Friday 12 July 2019

Will Theresa May have the last laugh?


I'm all doom and gloom on this blog. I think we will leave the EU without a deal because we lack the political talent to do anything else. But then British politics of late is highly unpredictable and set to be more so when you throw in a wildcard like Boris Johnson - a man who for whom yesterday's promises mean nothing.

The narrative in the Tory ranks is that we are here because "traitor May" always wanted to stay close to the EU and being a remainer at heart sought to freeze out Brexiters, leaving her stooge Olly Robbins to sell us down the river. I've never bought into this bullshit. Theresa May made her share of unforced errors but I never doubted her sincerity in seeking to fulfil the Brexit obligation.

At the beginning of the Article 50 process, May was sounding robust enough in setting out her red lines. Leaving the single market and the customs union and ending freedom of movement were indeed her stated aims and that was the genuine intention. She's the one who closed down the single market option and set upon her imaginary economic partnership proposal.

The fundamental misapprehension at work was assuming the UK could take a blank slate approach to EU relations, devising entirely bespoke mechanisms for trade integration, oblivious to the fact that the Eu system is a long established system of rules that the EU not only doesn't want to compromise but also couldn't if it wanted to.

It took some months for this reality to sink in. The think tankery tasked with overcoming these roadblocks proposed all manner of things from a "Guernsey option" to a "hoods only single market" encompassing a "common rulebook, culminating in her Chequers proposal. This drove the Brexiter brigade mad with rage who called it BINO. But then they were always going to do that. Any nod to reality would always see Mrs May labelled a traitor.

Of course, they needn't have expanded the energy in that Brussels was always going to say not o any such proposal not least since the UK had already agreed to the sequencing where the full details of the future relationship would not be discussed until we formally left the EU. The UK's bad faith attempt to circumvent the sequencing wasted months of negotiating time.

Eventually most of the decisions were made for us. Brussels took the view that the UK was never going to comprehend their objections or come up with a viable proposal and for as long as May's red lines remained in place, the only workable solution was the withdrawal agreement as it now stands. We are now faced with a take it or leave it ultimatum. Brussels is not bluffing.
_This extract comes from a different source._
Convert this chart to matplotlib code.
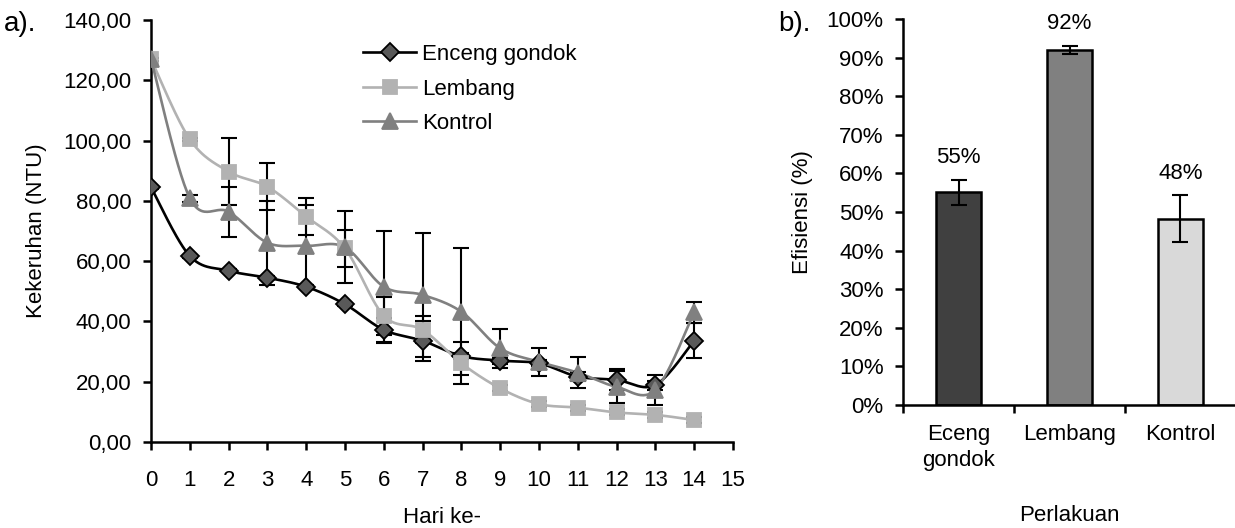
import numpy as np
import matplotlib.pyplot as plt
from matplotlib.lines import Line2D

plt.rcParams['font.family'] = ['Liberation Sans', 'DejaVu Sans']
plt.rcParams['font.size'] = 16

# --- data: a) turbidity per day ---
days = list(range(15))
enceng = [84.5, 61.7, 56.8, 54.5, 51.5, 45.7, 37.2, 33.6, 28.5, 27.0, 26.1, 21.7, 20.6, 18.9, 33.6]
lembang = [127.0, 100.4, 89.7, 84.7, 74.8, 64.2, 41.9, 37.2, 26.1, 17.8, 12.6, 11.4, 9.8, 9.0, 7.3]
kontrol = [127.0, 80.9, 76.4, 66.1, 65.1, 64.6, 51.5, 48.8, 43.2, 31.1, 26.6, 23.0, 18.3, 17.3, 43.0]
enceng_err = [0.5, 0.5, 0.5, 0.5, 0.5, 0.5, 3.9, 6.6, 1.0, 1.0, 1.0, 1.5, 3.5, 1.5, 5.8]
lembang_err = [0.5, 0.5, 11.0, 7.8, 6.0, 6.2, 6.3, 4.5, 7.0, 1.0, 1.0, 1.0, 1.0, 1.0, 1.0]
kontrol_err = [0.5, 1.2, 8.3, 14.0, 13.5, 12.0, 18.5, 20.6, 21.1, 6.4, 4.7, 5.1, 5.2, 4.9, 3.6]

# --- data: b) efficiency ---
perlakuan = ['Eceng\ngondok', 'Lembang', 'Kontrol']
efisiensi = [55.1, 92.0, 48.3]
efisiensi_err = [3.3, 1.0, 6.0]
label_txt = ['55%', '92%', '48%']


def smooth(x, y, n=30):
    # excel-like smoothed line (bezier with catmull-rom control points)
    x = np.asarray(x, float)
    y = np.asarray(y, float)
    px, py = [], []
    for i in range(len(x) - 1):
        i0 = max(i - 1, 0)
        i3 = min(i + 2, len(x) - 1)
        c1x = x[i] + (x[i + 1] - x[i0]) / 6
        c1y = y[i] + (y[i + 1] - y[i0]) / 6
        c2x = x[i + 1] - (x[i3] - x[i]) / 6
        c2y = y[i + 1] - (y[i3] - y[i]) / 6
        t = np.linspace(0, 1, n)
        bx = (1-t)**3*x[i] + 3*(1-t)**2*t*c1x + 3*(1-t)*t**2*c2x + t**3*x[i+1]
        by = (1-t)**3*y[i] + 3*(1-t)**2*t*c1y + 3*(1-t)*t**2*c2y + t**3*y[i+1]
        px.extend(bx)
        py.extend(by)
    return px, py


fig = plt.figure(figsize=(12.35, 5.28), dpi=100)

# ---------------- a) ----------------
ax = fig.add_axes([0.1223, 0.1629, 0.4712, 0.7992])

series = [
    ('Enceng gondok', enceng, enceng_err, 'black', '#595959', 'black', 'D', 9.5),
    ('Lembang', lembang, lembang_err, '#b2b2b2', '#b2b2b2', '#b2b2b2', 's', 10.5),
    ('Kontrol', kontrol, kontrol_err, '#808080', '#808080', '#808080', '^', 11.5),
]
handles = []
for name, vals, err, lc, fc, ec, mk, ms in series:
    ax.errorbar(days, vals, yerr=err, fmt='none', ecolor='black', elinewidth=1.5,
                capsize=6, capthick=1.5, zorder=2)
    sx, sy = smooth(days, vals)
    ax.plot(sx, sy, color=lc, lw=1.9, zorder=3)
    ax.plot(days, vals, ls='none', marker=mk, ms=ms, mfc=fc, mec=ec, mew=1.3, zorder=4)
    handles.append(Line2D([], [], color=lc, lw=1.9, marker=mk, ms=ms, mfc=fc, mec=ec, mew=1.3))

ax.set_xlim(0, 15)
ax.set_ylim(0, 140)
ax.set_xticks(range(16))
ax.set_yticks(range(0, 141, 20))
ax.set_yticklabels([f'{v},00' for v in range(0, 141, 20)])
ax.spines['top'].set_visible(False)
ax.spines['right'].set_visible(False)
for s in ['left', 'bottom']:
    ax.spines[s].set_linewidth(1.8)
ax.tick_params(direction='out', length=6, width=1.8, labelsize=16)
ax.tick_params(axis='y', pad=8)
ax.tick_params(axis='x', pad=14)
ax.set_xlabel('Hari ke-', fontsize=16, labelpad=12)
ax.set_ylabel('Kekeruhan (NTU)', fontsize=16, labelpad=12)
ax.legend(handles, [s[0] for s in series], loc='upper left', bbox_to_anchor=(0.33, 0.99),
          frameon=False, fontsize=16, handlelength=2.4, handletextpad=0.25, labelspacing=0.6)
fig.text(0.003, 0.955, 'a).', fontsize=20, va='center')

# ---------------- b) ----------------
bx = fig.add_axes([0.7312, 0.233, 0.2696, 0.731])
xpos = np.arange(len(perlakuan))
bx.bar(xpos, efisiensi, width=0.41, color=['#404040', '#808080', '#d9d9d9'],
       edgecolor='black', linewidth=1.8, zorder=2)
bx.errorbar(xpos, efisiensi, yerr=efisiensi_err, fmt='none', ecolor='black',
            elinewidth=1.5, capsize=6, capthick=1.5, zorder=3)
for i in range(len(perlakuan)):
    bx.annotate(label_txt[i], (xpos[i], efisiensi[i] + efisiensi_err[i]), xytext=(0, 16),
                textcoords='offset points', ha='center', va='center', fontsize=16)
bx.set_xlim(-0.5, 2.5)
bx.set_ylim(0, 100)
bx.set_yticks(range(0, 101, 10))
bx.set_yticklabels([f'{v}%' for v in range(0, 101, 10)])
bx.set_xticks(xpos)
bx.set_xticklabels(perlakuan, fontsize=16, linespacing=1.3)
bx.set_xticks([-0.5, 0.5, 1.5, 2.5], minor=True)
bx.tick_params(axis='x', which='major', length=0, pad=14)
bx.tick_params(axis='x', which='minor', direction='out', length=6, width=1.8)
bx.tick_params(axis='y', direction='out', length=6, width=1.8, labelsize=16, pad=8)
bx.spines['top'].set_visible(False)
bx.spines['right'].set_visible(False)
for s in ['left', 'bottom']:
    bx.spines[s].set_linewidth(1.8)
bx.set_ylabel('Efisiensi (%)', fontsize=16, labelpad=10)
bx.set_xlabel('Perlakuan', fontsize=16, labelpad=24)
fig.text(0.630, 0.955, 'b).', fontsize=20, va='center')

fig.savefig('out.png', dpi=100)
Enter Boris. The rank and file of the Tory party think that the problem was May's lack of backbone and we can still have a mutually acceptable deal if only we send a PM who believes in Brexit. Where they get the idea that Johnson believes in anything at all is another question entirely. But no matter how macho our approach, the facts on the ground don't change. The EU believes it has done all it can to accommodate the British position and has stretched its own rules as far as they will go. It has made political promises to Ireland and it is not going to let the British tail wag the dog.

The coronation of Boris Johnson doesn't change any of this. The clumsy and issue illiterate proposals of the Alternative Arrangement Commission offer nothing the EU can agree to, and to incorporate any such proposal would require the EU to reopen the withdrawal agreement which is will not do under any circumstances. To do so would be to risk the whole deal unravelling.

No doubt Johnson will take an aggressive theatrical approach but this will likely be met with a dead faced stare from Brussels. British exceptionalism does not go down well with Brussels. It never did and it especially doesn't now. That then shunts the issue back into the British political arena where Johnson either has to shit or get off the pot. Though it's difficult to see how parliament can prevent a no deal Brexit, if there is even a symbolic vote of protest, Johnson may well u-turn and seek yet another extension. He will take the path of least resistance depending on what the polls say.

Johnson plays a good game when it comes to telling the grunters what they want to hear - but he isn't one of them. Johnson is an opportunist who will turn on a sixpence if it is politically expedient. Nothing he ever says is bankable, and he can't not be aware that a no deal Brexit comes with enormous risk. His sole motivation is his ambition and as a galactic narcissist he'll have his legacy in mind. Will he really want to go down in history as the man who wrecked Britain?

It is certainly not outside of the realms of possibility that Johnson will betray the party faithful. Committed Brexiter he is not. He then finds himself in the precise position his predecessor found herself in, with only two choices left - ratify or revoke. Brexit then depends on ramming May's withdrawal agreement through the Commons where even the ERG will have to hold their noses and vote for their man. Politically it's difficult to see how they can do anything else having put so much stock in him.

One wonders if we first have to go through the theatricals of securing a largely meaningless edit to the political declaration to "satisfy" the ERG, but they will in effect be voting for the same deal they have implacably opposed for the last year. Tory sheep will of course go along with it and hail it as a great victory but the headbangers will still cry betrayal. That may yet pump more life into the corpse of Ukip 2.0. Johnson may well deliver Brexit, but not the one they had their hearts set on. The hollow laughing sound from the back benches is sure to be Theresa May.